Congress also allotted $580 million for Yucca Mountain, the federal government’s choice for storage of the nation’s high-level radioactive waste (HCN, 8/5/02: Yucca heads for the courts). Of that, $55 million will go toward transportation studies. "This Congress will rue the day it got in bed with the nuclear industry," Rep. Shelley Berkley, D-Nev., told her colleagues.
That same water and energy spending bill also contains a provision to keep water out of the Middle Rio Grande: A rider added to the bill by Sen. Pete Domenici, R-N.M., prevents the U.S. Bureau of Reclamation from using San Juan-Chama water to keep the Rio Grande flowing for the endangered silvery minnow. Though the minnows won’t get any water, biologists will get about $7 million to study them (HCN, 8/4/03: Truce remains elusive in Rio Grande water fight).
Congress also passed the Defense spending bill, which gives the military $401 billion and grants the Pentagon exemptions from the Endangered Species Act and the Marine Mammal Protection Act (HCN, 3/31/03: While the nation goes to war, the Pentagon lobs bombs at the environment).
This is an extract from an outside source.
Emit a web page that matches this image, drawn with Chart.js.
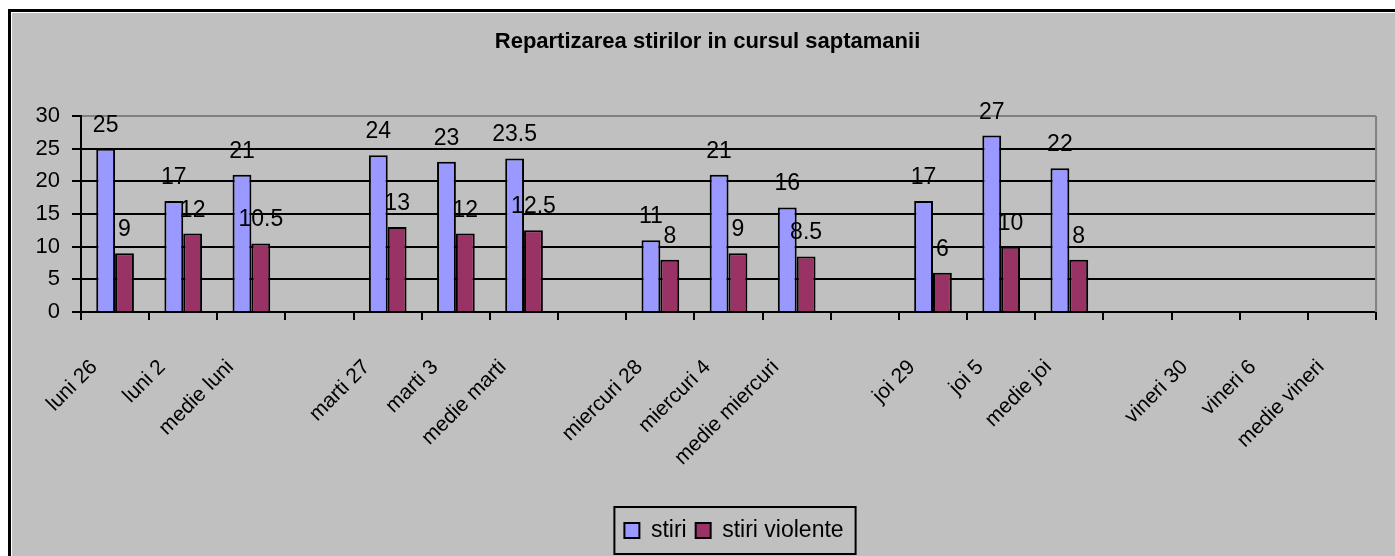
<!DOCTYPE html>
<html>
<head>
<meta charset="utf-8">
<title>Repartizarea stirilor in cursul saptamanii</title>
<script src="https://cdn.jsdelivr.net/npm/chart.js@4.4.1/dist/chart.umd.min.js"></script>
<style>
  html, body { margin: 0; padding: 0; background: #fff; }
  canvas { display: block; }
</style>
</head>
<body>
<canvas id="chart" width="1395" height="556"></canvas>
<script>
const categories = [
    "luni 26", "luni 2", "medie luni", "",
    "marti 27", "marti 3", "medie marti", "",
    "miercuri 28", "miercuri 4", "medie miercuri", "",
    "joi 29", "joi 5", "medie joi", "",
    "vineri 30", "vineri 6", "medie vineri"
];
const stiri = [25, 17, 21, null, 24, 23, 23.5, null, 11, 21, 16, null, 17, 27, 22, null, null, null, null];
const stiriViolente = [9, 12, 10.5, null, 13, 12, 12.5, null, 8, 9, 8.5, null, 6, 10, 8, null, null, null, null];
const yMin = 0;
const yMax = 30;
const yStep = 5;

const FONT = '"Liberation Sans", Arial, sans-serif';

// white page, black frame, gray chart area (excel look)
const backgroundPlugin = {
    id: "background",
    beforeDraw: (chart) => {
        const ctx = chart.ctx;
        ctx.save();
        ctx.fillStyle = "#fff";
        ctx.fillRect(0, 0, chart.width, chart.height);
        ctx.fillStyle = "#000";
        ctx.fillRect(8, 9, chart.width - 8, chart.height - 9);
        ctx.fillStyle = "#fff";
        ctx.fillRect(11, 12, chart.width - 11, chart.height - 12);
        ctx.fillStyle = "#c0c0c0";
        ctx.fillRect(12, 13, chart.width - 12, chart.height - 13);
        ctx.restore();
    }
};

// move title and legend a bit to the right like in the original
const shiftPlugin = {
    id: "shift",
    afterLayout: (chart) => {
        chart.titleBlock.left += 9;
        chart.titleBlock.right += 9;
        const dx = 734 - (chart.legend.left + chart.legend.right) / 2;
        chart.legend.left += dx;
        chart.legend.right += dx;
    }
};

const plotBorderPlugin = {
    id: "plotBorder",
    beforeDatasetsDraw: (chart) => {
        const ctx = chart.ctx;
        const area = chart.chartArea;
        ctx.save();
        ctx.strokeStyle = "#808080";
        ctx.lineWidth = 2;
        ctx.beginPath();
        ctx.moveTo(area.right, area.top);
        ctx.lineTo(area.right, area.bottom);
        ctx.stroke();
        ctx.restore();
    }
};

const valueLabelsPlugin = {
    id: "valueLabels",
    afterDatasetsDraw: (chart) => {
        const ctx = chart.ctx;
        ctx.save();
        ctx.font = "23px " + FONT;
        ctx.fillStyle = "#000";
        ctx.textAlign = "center";
        ctx.textBaseline = "alphabetic";
        chart.data.datasets.forEach((dataset, i) => {
            const meta = chart.getDatasetMeta(i);
            meta.data.forEach((bar, j) => {
                const value = dataset.data[j];
                if (value === null || value === undefined) {
                    return;
                }
                ctx.fillText(String(value), bar.x, bar.y - 17);
            });
        });
        ctx.restore();
    }
};

const legendBoxPlugin = {
    id: "legendBox",
    afterDraw: (chart) => {
        const boxes = chart.legend.legendHitBoxes;
        if (!boxes || !boxes.length) {
            return;
        }
        let left = Infinity, right = -Infinity, top = Infinity, bottom = -Infinity;
        boxes.forEach((hb) => {
            left = Math.min(left, hb.left);
            right = Math.max(right, hb.left + hb.width);
            top = Math.min(top, hb.top);
            bottom = Math.max(bottom, hb.top + hb.height);
        });
        const ctx = chart.ctx;
        ctx.save();
        ctx.strokeStyle = "#000";
        ctx.lineWidth = 2;
        ctx.strokeRect(left - 10, top - 12, right - left + 22, bottom - top + 24);
        ctx.restore();
    }
};

const drawChart = () => {
    const chx = document.getElementById("chart");
    new Chart(chx, {
        type: "bar",
        data: {
            labels: categories,
            datasets: [
                {
                    label: "stiri",
                    data: stiri,
                    backgroundColor: "#9999ff",
                    borderColor: "#000",
                    borderWidth: 2,
                    categoryPercentage: 0.553,
                    barPercentage: 1
                },
                {
                    label: "stiri violente",
                    data: stiriViolente,
                    backgroundColor: "#993366",
                    borderColor: "#000",
                    borderWidth: 2,
                    categoryPercentage: 0.553,
                    barPercentage: 1
                }
            ]
        },
        options: {
            responsive: false,
            animation: false,
            devicePixelRatio: 1,
            layout: {
                padding: { left: 10, right: 8, top: 0, bottom: 4 }
            },
            plugins: {
                title: {
                    display: true,
                    text: "Repartizarea stirilor in cursul saptamanii",
                    color: "#000",
                    font: { family: FONT, size: 22, weight: "bold" },
                    padding: { top: 29, bottom: 60.6 }
                },
                legend: {
                    position: "bottom",
                    labels: {
                        color: "#000",
                        font: { family: FONT, size: 23 },
                        boxWidth: 15,
                        boxHeight: 15,
                        padding: 9
                    }
                },
                tooltip: { enabled: false }
            },
            scales: {
                x: {
                    afterFit: (scale) => { scale.height = 198; },
                    grid: {
                        offset: true,
                        drawOnChartArea: false,
                        color: "#000",
                        lineWidth: 2,
                        tickLength: 8
                    },
                    border: { color: "#000", width: 2 },
                    ticks: {
                        autoSkip: false,
                        maxRotation: 45,
                        minRotation: 45,
                        padding: 35,
                        labelOffset: -21,
                        color: "#000",
                        font: { family: FONT, size: 21 }
                    }
                },
                y: {
                    min: yMin,
                    max: yMax,
                    afterFit: (scale) => { scale.width = 71; },
                    grid: {
                        color: (c) => (c.tick && c.tick.value === yMax ? "#808080" : "#000"),
                        tickColor: "#000",
                        lineWidth: 2,
                        tickLength: 9
                    },
                    border: { color: "#000", width: 2 },
                    ticks: {
                        stepSize: yStep,
                        padding: 12,
                        color: "#000",
                        font: { family: FONT, size: 22 }
                    }
                }
            }
        },
        plugins: [backgroundPlugin, shiftPlugin, plotBorderPlugin, valueLabelsPlugin, legendBoxPlugin]
    });
};

document.addEventListener("DOMContentLoaded", () => {
    drawChart();
});
</script>
</body>
</html>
Now, the military can designate its own version of critical habitat for endangered species, without oversight from the U.S. Fish and Wildlife Service, and the Navy can redefine "harassment" of marine mammals.
And sadly, one of the West’s mangy mascots has gone to the great boneyard in the sky: The Auditor, the dreadlocked canine who lived for 17 years at Butte, Montana’s Berkeley Pit — one of the nation’s biggest Superfund sites — died peacefully in his doghouse last month (HCN, 12/9/02: Like Butte, a lonely dog hangs on).